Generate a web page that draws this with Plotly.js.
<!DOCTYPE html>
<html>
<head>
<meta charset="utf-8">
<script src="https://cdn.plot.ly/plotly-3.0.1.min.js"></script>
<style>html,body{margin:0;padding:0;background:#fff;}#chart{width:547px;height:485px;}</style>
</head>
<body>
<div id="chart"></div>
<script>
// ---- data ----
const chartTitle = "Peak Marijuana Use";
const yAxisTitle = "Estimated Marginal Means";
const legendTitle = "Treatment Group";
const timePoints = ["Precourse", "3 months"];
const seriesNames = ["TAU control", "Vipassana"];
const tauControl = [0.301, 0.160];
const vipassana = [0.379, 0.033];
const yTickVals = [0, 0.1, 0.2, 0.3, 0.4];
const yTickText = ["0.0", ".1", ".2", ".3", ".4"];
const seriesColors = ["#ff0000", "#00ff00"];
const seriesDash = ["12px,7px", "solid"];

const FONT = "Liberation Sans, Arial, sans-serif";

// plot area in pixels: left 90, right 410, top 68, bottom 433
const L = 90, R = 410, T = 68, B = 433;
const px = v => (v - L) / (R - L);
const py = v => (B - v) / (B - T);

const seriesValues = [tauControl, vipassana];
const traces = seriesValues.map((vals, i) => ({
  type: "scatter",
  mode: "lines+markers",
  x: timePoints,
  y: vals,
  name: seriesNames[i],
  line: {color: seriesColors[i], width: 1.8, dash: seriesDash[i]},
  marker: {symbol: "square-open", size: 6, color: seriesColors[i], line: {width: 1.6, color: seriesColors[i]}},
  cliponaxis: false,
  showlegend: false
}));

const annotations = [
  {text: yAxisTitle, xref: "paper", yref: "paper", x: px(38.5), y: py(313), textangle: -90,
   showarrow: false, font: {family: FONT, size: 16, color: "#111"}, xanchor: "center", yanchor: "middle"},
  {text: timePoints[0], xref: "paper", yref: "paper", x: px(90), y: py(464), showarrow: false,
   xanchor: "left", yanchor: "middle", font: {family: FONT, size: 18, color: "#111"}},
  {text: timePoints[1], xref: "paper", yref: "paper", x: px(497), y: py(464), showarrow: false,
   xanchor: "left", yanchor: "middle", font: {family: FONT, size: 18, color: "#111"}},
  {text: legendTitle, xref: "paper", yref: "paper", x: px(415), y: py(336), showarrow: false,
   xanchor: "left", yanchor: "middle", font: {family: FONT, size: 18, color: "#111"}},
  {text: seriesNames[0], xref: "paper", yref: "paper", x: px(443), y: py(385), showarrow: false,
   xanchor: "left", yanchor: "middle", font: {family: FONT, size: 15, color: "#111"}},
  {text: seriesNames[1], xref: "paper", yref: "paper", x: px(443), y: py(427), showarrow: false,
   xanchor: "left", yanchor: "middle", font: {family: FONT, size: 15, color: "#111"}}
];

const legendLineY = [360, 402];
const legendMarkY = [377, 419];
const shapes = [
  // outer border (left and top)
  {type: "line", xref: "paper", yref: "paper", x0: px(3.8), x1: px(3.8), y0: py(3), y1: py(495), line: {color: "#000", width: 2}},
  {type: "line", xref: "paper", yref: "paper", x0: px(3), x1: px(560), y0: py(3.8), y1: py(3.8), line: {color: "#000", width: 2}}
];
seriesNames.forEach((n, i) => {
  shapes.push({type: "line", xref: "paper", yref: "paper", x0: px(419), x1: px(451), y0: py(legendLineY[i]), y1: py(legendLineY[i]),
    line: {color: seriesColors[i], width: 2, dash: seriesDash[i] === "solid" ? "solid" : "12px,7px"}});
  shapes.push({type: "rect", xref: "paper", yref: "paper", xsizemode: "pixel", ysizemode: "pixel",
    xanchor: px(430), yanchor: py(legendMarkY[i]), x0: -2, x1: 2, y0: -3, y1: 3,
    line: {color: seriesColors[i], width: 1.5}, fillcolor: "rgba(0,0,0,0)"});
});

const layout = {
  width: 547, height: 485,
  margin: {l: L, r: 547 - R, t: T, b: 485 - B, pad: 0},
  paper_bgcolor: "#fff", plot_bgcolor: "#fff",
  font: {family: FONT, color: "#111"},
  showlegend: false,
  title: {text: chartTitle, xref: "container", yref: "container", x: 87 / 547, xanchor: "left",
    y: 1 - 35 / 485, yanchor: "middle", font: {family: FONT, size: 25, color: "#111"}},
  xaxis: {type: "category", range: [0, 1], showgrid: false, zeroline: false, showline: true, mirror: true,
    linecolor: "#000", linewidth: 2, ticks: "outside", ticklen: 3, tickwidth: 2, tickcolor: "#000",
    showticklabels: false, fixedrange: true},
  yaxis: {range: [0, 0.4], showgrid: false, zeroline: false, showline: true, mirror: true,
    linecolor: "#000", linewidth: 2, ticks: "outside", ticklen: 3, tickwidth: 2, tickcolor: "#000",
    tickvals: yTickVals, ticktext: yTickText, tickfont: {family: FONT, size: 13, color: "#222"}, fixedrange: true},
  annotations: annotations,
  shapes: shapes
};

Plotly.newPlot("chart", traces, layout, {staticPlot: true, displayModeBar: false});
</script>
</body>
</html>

**Exercise aim**
Transcribe every line of the data, exactly as it stands.

**Solution to the problem**
Generate a web page that draws this with Plotly.js.
<!DOCTYPE html>
<html>
<head>
<meta charset="utf-8">
<script src="https://cdn.plot.ly/plotly-3.0.1.min.js"></script>
<style>html,body{margin:0;padding:0;background:#fff;}#chart{width:547px;height:485px;}</style>
</head>
<body>
<div id="chart"></div>
<script>
// ---- data ----
const chartTitle = "Peak Marijuana Use";
const yAxisTitle = "Estimated Marginal Means";
const legendTitle = "Treatment Group";
const timePoints = ["Precourse", "3 months"];
const seriesNames = ["TAU control", "Vipassana"];
const tauControl = [0.301, 0.160];
const vipassana = [0.379, 0.033];
const yTickVals = [0, 0.1, 0.2, 0.3, 0.4];
const yTickText = ["0.0", ".1", ".2", ".3", ".4"];
const seriesColors = ["#ff0000", "#00ff00"];
const seriesDash = ["12px,7px", "solid"];

const FONT = "Liberation Sans, Arial, sans-serif";

// plot area in pixels: left 90, right 410, top 68, bottom 433
const L = 90, R = 410, T = 68, B = 433;
const px = v => (v - L) / (R - L);
const py = v => (B - v) / (B - T);

const seriesValues = [tauControl, vipassana];
const traces = seriesValues.map((vals, i) => ({
  type: "scatter",
  mode: "lines+markers",
  x: timePoints,
  y: vals,
  name: seriesNames[i],
  line: {color: seriesColors[i], width: 1.8, dash: seriesDash[i]},
  marker: {symbol: "square-open", size: 6, color: seriesColors[i], line: {width: 1.6, color: seriesColors[i]}},
  cliponaxis: false,
  showlegend: false
}));

const annotations = [
  {text: yAxisTitle, xref: "paper", yref: "paper", x: px(38.5), y: py(313), textangle: -90,
   showarrow: false, font: {family: FONT, size: 16, color: "#111"}, xanchor: "center", yanchor: "middle"},
  {text: timePoints[0], xref: "paper", yref: "paper", x: px(90), y: py(464), showarrow: false,
   xanchor: "left", yanchor: "middle", font: {family: FONT, size: 18, color: "#111"}},
  {text: timePoints[1], xref: "paper", yref: "paper", x: px(497), y: py(464), showarrow: false,
   xanchor: "left", yanchor: "middle", font: {family: FONT, size: 18, color: "#111"}},
  {text: legendTitle, xref: "paper", yref: "paper", x: px(415), y: py(336), showarrow: false,
   xanchor: "left", yanchor: "middle", font: {family: FONT, size: 18, color: "#111"}},
  {text: seriesNames[0], xref: "paper", yref: "paper", x: px(443), y: py(385), showarrow: false,
   xanchor: "left", yanchor: "middle", font: {family: FONT, size: 15, color: "#111"}},
  {text: seriesNames[1], xref: "paper", yref: "paper", x: px(443), y: py(427), showarrow: false,
   xanchor: "left", yanchor: "middle", font: {family: FONT, size: 15, color: "#111"}}
];

const legendLineY = [360, 402];
const legendMarkY = [377, 419];
const shapes = [
  // outer border (left and top)
  {type: "line", xref: "paper", yref: "paper", x0: px(3.8), x1: px(3.8), y0: py(3), y1: py(495), line: {color: "#000", width: 2}},
  {type: "line", xref: "paper", yref: "paper", x0: px(3), x1: px(560), y0: py(3.8), y1: py(3.8), line: {color: "#000", width: 2}}
];
seriesNames.forEach((n, i) => {
  shapes.push({type: "line", xref: "paper", yref: "paper", x0: px(419), x1: px(451), y0: py(legendLineY[i]), y1: py(legendLineY[i]),
    line: {color: seriesColors[i], width: 2, dash: seriesDash[i] === "solid" ? "solid" : "12px,7px"}});
  shapes.push({type: "rect", xref: "paper", yref: "paper", xsizemode: "pixel", ysizemode: "pixel",
    xanchor: px(430), yanchor: py(legendMarkY[i]), x0: -2, x1: 2, y0: -3, y1: 3,
    line: {color: seriesColors[i], width: 1.5}, fillcolor: "rgba(0,0,0,0)"});
});

const layout = {
  width: 547, height: 485,
  margin: {l: L, r: 547 - R, t: T, b: 485 - B, pad: 0},
  paper_bgcolor: "#fff", plot_bgcolor: "#fff",
  font: {family: FONT, color: "#111"},
  showlegend: false,
  title: {text: chartTitle, xref: "container", yref: "container", x: 87 / 547, xanchor: "left",
    y: 1 - 35 / 485, yanchor: "middle", font: {family: FONT, size: 25, color: "#111"}},
  xaxis: {type: "category", range: [0, 1], showgrid: false, zeroline: false, showline: true, mirror: true,
    linecolor: "#000", linewidth: 2, ticks: "outside", ticklen: 3, tickwidth: 2, tickcolor: "#000",
    showticklabels: false, fixedrange: true},
  yaxis: {range: [0, 0.4], showgrid: false, zeroline: false, showline: true, mirror: true,
    linecolor: "#000", linewidth: 2, ticks: "outside", ticklen: 3, tickwidth: 2, tickcolor: "#000",
    tickvals: yTickVals, ticktext: yTickText, tickfont: {family: FONT, size: 13, color: "#222"}, fixedrange: true},
  annotations: annotations,
  shapes: shapes
};

Plotly.newPlot("chart", traces, layout, {staticPlot: true, displayModeBar: false});
</script>
</body>
</html>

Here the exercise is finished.